This will be a quick one because I’m feeling a bit under the weather, but I wanted to post a quick update on some of our tornado-like progress post-alpha.
So, Bill mentioned in an earlier post that OpenSRF 2.0 might be JSON through and through. Looks like that has happened a little early. Yesterday at lunch Bill and I decided to sit down and plan out what it would take to move our low level messaging format from XML to JSON, and it turns out that it takes all of about 20 lines of Perl, 50 or so of C, and about 1 hour. Why did we do it?

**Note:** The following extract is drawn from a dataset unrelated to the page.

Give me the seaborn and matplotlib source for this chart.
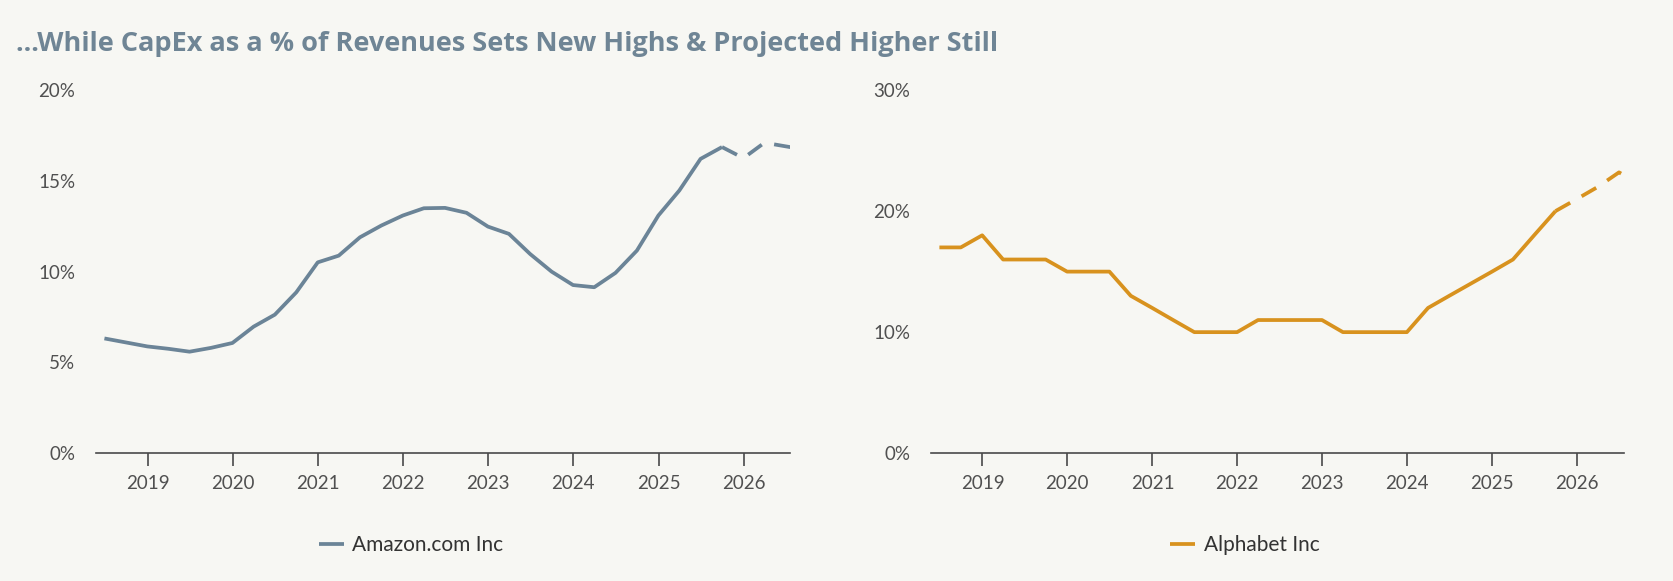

Well, using our handy-dandy benchmarking tool for the OpenSRF core we see these times for 100 iterations of a trivial request:
- ALPHA hybrid XML-JSON messaging: Average round trip time: 0.031017 seconds
- Pure JSON messaging: Average round trip time: 0.018740 seconds
Not only that, but we see CPU usage drop from around 30% per backend process down to around 12%, meaning that network latency and actual work are our bottlenecks. I love it when a plan comes together. 🙂
Oh, and as a side note (and another vote for the JSON way), we’ve trimmed a portion of the OPAC javascript that used to be about 40KB (and was something like 65KB as XML, many moons ago) down to about 13KB by slimming down the data and using pure JSON to encode it.